Most of us while recalling the joys of learning during our college days in Delhi University cherish the time spent with some of our teachers outside the classrooms – on the lawns, in coffee houses, even invited over to the staff quarters at times.

While literature students recall the pleasures of watching classic plays and films along with their lecturers, the ones studying history remember the walks and visits to monuments in and around Delhi. The political science types brag about arguing throatily about life and ground realities in Bihar, Uttar Pradesh and Bengal with some of their teachers.

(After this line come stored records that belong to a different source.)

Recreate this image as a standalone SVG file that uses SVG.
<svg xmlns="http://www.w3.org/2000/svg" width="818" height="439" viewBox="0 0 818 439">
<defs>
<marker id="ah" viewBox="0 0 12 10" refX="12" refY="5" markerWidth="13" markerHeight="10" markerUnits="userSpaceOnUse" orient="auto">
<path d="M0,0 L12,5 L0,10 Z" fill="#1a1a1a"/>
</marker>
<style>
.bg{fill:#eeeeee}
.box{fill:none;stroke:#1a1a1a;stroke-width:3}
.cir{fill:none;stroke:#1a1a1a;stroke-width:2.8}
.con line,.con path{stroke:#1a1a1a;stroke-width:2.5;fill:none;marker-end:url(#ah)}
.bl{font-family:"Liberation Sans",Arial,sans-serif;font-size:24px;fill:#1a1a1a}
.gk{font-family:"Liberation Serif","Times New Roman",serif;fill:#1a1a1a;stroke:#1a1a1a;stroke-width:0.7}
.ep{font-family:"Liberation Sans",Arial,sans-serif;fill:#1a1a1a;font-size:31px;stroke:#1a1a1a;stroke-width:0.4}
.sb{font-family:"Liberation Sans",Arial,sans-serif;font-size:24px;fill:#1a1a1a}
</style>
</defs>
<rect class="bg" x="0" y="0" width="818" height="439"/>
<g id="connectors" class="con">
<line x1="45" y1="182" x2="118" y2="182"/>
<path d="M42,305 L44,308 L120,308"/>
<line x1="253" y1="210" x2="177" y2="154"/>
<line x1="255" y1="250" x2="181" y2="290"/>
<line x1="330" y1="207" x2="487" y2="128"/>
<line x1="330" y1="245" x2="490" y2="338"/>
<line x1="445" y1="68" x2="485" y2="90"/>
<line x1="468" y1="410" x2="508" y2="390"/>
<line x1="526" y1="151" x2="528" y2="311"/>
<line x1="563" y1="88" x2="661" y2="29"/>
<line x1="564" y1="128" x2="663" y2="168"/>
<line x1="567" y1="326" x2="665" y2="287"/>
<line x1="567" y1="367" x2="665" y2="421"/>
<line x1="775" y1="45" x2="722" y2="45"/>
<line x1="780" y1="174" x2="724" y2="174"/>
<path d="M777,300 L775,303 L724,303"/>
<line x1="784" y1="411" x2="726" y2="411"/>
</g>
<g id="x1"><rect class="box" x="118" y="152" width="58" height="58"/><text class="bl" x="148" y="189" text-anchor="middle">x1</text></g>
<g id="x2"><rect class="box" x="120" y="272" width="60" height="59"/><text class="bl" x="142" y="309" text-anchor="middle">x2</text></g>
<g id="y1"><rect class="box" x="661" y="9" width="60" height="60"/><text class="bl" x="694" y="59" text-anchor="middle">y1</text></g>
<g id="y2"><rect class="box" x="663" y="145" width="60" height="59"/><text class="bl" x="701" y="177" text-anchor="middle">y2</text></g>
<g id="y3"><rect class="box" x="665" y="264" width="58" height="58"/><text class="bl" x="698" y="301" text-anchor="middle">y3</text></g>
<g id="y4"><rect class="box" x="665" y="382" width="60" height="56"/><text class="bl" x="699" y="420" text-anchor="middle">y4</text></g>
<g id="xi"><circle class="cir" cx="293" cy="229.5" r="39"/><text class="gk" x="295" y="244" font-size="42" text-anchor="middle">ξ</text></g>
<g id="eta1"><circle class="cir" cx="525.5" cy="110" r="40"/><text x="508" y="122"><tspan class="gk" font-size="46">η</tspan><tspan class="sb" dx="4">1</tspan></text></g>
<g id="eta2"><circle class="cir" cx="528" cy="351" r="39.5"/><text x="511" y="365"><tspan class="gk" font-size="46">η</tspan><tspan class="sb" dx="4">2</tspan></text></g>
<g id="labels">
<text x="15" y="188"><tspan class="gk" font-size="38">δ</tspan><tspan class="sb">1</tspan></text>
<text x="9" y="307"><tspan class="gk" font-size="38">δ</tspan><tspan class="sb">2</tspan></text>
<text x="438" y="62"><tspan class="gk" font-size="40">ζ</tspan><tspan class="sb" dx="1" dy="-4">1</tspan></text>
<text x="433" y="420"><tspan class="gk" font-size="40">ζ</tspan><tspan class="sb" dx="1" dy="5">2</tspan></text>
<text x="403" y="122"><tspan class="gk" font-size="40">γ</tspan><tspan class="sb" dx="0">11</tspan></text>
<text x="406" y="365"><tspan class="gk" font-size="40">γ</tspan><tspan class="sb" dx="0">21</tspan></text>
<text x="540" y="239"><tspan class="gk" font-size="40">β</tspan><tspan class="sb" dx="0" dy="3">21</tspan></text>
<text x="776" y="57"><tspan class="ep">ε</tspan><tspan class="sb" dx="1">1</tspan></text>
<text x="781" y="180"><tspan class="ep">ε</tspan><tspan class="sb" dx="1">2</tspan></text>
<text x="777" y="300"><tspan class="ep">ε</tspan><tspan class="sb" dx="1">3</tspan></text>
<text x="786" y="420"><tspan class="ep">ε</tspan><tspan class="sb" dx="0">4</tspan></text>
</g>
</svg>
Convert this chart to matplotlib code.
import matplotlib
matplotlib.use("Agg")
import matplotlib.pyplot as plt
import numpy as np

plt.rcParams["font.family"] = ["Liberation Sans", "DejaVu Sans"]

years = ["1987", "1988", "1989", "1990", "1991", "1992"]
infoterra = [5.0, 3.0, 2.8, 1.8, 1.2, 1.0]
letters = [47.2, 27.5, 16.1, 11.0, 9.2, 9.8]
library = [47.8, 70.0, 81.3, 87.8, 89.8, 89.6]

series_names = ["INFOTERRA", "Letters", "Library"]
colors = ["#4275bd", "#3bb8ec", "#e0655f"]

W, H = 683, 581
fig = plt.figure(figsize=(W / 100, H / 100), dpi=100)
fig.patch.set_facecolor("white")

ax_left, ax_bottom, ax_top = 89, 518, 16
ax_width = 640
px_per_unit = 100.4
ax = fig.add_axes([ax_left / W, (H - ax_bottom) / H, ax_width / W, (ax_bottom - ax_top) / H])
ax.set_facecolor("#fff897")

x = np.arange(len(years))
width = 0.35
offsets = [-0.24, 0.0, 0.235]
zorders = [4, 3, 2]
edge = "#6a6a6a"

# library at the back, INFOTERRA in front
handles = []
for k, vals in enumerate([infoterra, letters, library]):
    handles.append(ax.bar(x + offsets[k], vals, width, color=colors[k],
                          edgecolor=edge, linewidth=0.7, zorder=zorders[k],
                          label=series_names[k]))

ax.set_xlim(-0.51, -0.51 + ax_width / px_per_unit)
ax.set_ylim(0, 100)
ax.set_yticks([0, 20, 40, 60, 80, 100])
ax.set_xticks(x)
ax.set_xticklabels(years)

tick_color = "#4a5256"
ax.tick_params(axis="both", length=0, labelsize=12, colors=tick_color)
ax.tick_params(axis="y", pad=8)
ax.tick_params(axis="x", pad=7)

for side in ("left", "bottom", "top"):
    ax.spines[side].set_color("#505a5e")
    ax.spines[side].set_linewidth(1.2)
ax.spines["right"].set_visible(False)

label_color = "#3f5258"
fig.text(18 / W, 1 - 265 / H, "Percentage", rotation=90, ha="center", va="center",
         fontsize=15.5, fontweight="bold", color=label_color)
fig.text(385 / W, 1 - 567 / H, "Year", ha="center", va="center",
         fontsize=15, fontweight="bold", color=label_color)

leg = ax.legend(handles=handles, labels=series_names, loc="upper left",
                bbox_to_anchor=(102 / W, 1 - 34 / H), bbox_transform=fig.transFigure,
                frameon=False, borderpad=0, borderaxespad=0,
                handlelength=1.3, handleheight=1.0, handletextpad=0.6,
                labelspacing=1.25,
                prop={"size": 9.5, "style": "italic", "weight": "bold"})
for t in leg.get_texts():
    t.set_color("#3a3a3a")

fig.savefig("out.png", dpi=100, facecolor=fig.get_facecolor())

Thinking that times had changed, and possibly the attitude of teachers, too, I asked some present day college-goers if this still held true. Not surprisingly, many of them agreed that they too enjoyed the time spent ‘learning’ with their teachers after classes. “It’s a learning of a different kind,” said one.

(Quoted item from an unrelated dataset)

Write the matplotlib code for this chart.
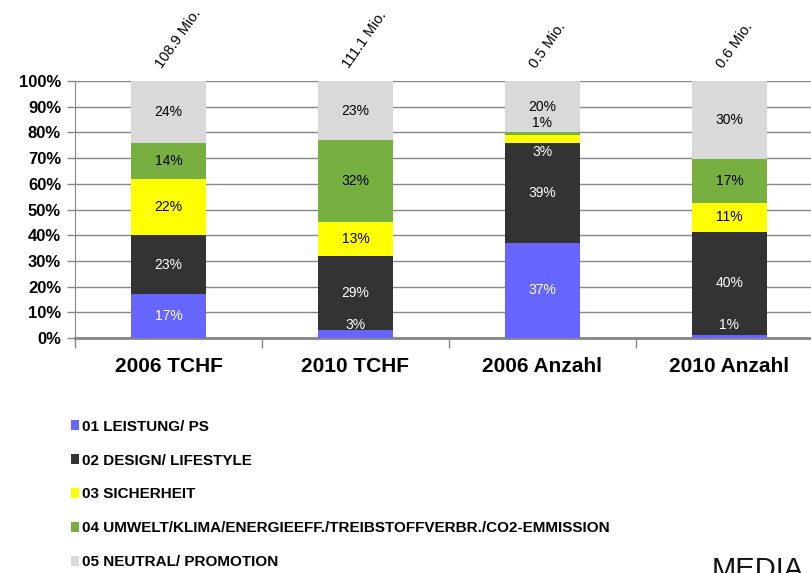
import numpy as np
import matplotlib
matplotlib.use('Agg')
import matplotlib.pyplot as plt
from matplotlib.patches import Patch

plt.rcParams['font.family'] = ['Liberation Sans', 'DejaVu Sans']

# --- données ---
categories = ["2006 TCHF", "2010 TCHF", "2006 Anzahl", "2010 Anzahl"]
totals = ["108.9 Mio.", "111.1 Mio.", "0.5 Mio.", "0.6 Mio."]
series = ["01 LEISTUNG/ PS", "02 DESIGN/ LIFESTYLE", "03 SICHERHEIT",
          "04 UMWELT/KLIMA/ENERGIEEFF./TREIBSTOFFVERBR./CO2-EMMISSION",
          "05 NEUTRAL/ PROMOTION"]
leistung = [17, 3, 37, 1]
design = [23, 29, 39, 40]
sicherheit = [22, 13, 3, 11]
umwelt = [14, 32, 1, 17]
neutral = [24, 23, 20, 30]

colors = ['#6666FF', '#333333', '#FFFF00', '#77B041', '#D9D9D9']
text_colors = ['white', 'white', 'black', 'black', 'black']

# étiquettes déplacées (petits segments), (barre, série) -> hauteur en %
label_shift = {(1, 0): 5.0, (3, 0): 5.0, (2, 2): 72.5, (2, 3): 83.5}
label_color_override = {(2, 2): 'white'}

values = np.array([leistung, design, sicherheit, umwelt, neutral], dtype=float)
pct = values / values.sum(axis=0) * 100

fig = plt.figure(figsize=(8.12, 5.73), dpi=100)
ax = fig.add_axes([75 / 812, 1 - 338 / 573, 748 / 812, 257 / 573])

x = np.arange(len(categories))
bottom = np.zeros(len(categories))
for s in range(len(series)):
    ax.bar(x, pct[s], width=0.4, bottom=bottom, color=colors[s],
           zorder=3, label=series[s])
    for i in range(len(categories)):
        y = label_shift.get((i, s), bottom[i] + pct[s][i] / 2)
        c = label_color_override.get((i, s), text_colors[s])
        ax.text(x[i], y, f"{int(values[s][i])}%", ha='center', va='center',
                fontsize=10, color=c, zorder=4)
    bottom += pct[s]

for i, t in enumerate(totals):
    ax.annotate(t, xy=(x[i], 100), xytext=(-7, 10), textcoords='offset points',
                rotation=55, rotation_mode='anchor', ha='left', va='center',
                fontsize=10.5, annotation_clip=False)

ax.set_xlim(-0.5, len(categories) - 0.5)
ax.set_ylim(0, 100)
ax.set_yticks(np.arange(0, 101, 10))
ax.set_yticklabels([f"{v}%" for v in range(0, 101, 10)], fontsize=12, fontweight='bold')
ax.set_xticks(x)
ax.set_xticklabels(categories, fontsize=15, fontweight='bold')
ax.tick_params(axis='x', length=0, pad=14)
ax.set_xticks(np.arange(-0.5, len(categories), 1), minor=True)
ax.tick_params(axis='x', which='minor', length=7, color='#868686', width=1)
ax.tick_params(axis='y', length=6, color='#868686', width=1, pad=4)

ax.grid(axis='y', color='#868686', linewidth=1, zorder=0)
for side in ['top', 'right']:
    ax.spines[side].set_visible(False)
ax.spines['left'].set_color('#868686')
ax.spines['bottom'].set_color('#868686')
ax.spines['bottom'].set_linewidth(2)

handles = [Patch(facecolor=colors[s], label=series[s]) for s in range(len(series))]
fig.legend(handles=handles, loc='upper left', bbox_to_anchor=(57 / 812, 1 - 406 / 573),
           frameon=False, handlelength=0.55, handleheight=0.65, handletextpad=0.2,
           labelspacing=1.3, prop={'weight': 'bold', 'size': 11})

fig.text(712 / 812, 1 - 556 / 573, "MEDIA", fontsize=21, va='top', ha='left', color='#111111')

plt.savefig('out.png', dpi=100)
plt.close()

One group of sociology students said their teacher had invited them home for lunch because he wanted to read out an academic paper that he had to present in a seminar, and wanted their views. Another English literature student said she enjoyed and learnt the most in long group chats with teachers on the college lawns over a steaming cup of chai and bun-anda (egg with bun) on cold winter afternoons.

You may ask why this trip through nostalgia? Well, it was spurred by the Delhi University Vice-Chancellor’s move to enforce biometric attendance for college teachers. Yes, there is absenteeism, but isn’t there already a system to check that? What can be better proof than the attendance register, ticked everyday by the teacher herself, marking her as well as the students’ presence. Hasn’t the university churned out the brightest among students and teachers within the given system for so long? And, pray, how does one ensure good quality teaching or real learning in a sphere such as education by marking biometric attendance?

Yes, bunking teachers need to be dealt with firmly. But, what has punctuality got to do with good teaching, say some lecturers. Moreover, the teaching community feels it should have been consulted before such measures were imposed. “We are not private security guards, we need to spend time in libraries, on research, presenting papers, etc. Will the university authorities also clock the hours that we spend in preparing for lectures and correcting assignments at home?” asks another lecturer.

In this melee, it is probably the biometric companies that will laugh their way to the banks, as the Delhi University administration seems to have thrown up its hands, possibly to cover up its own inefficiencies in checking ‘abseentism’.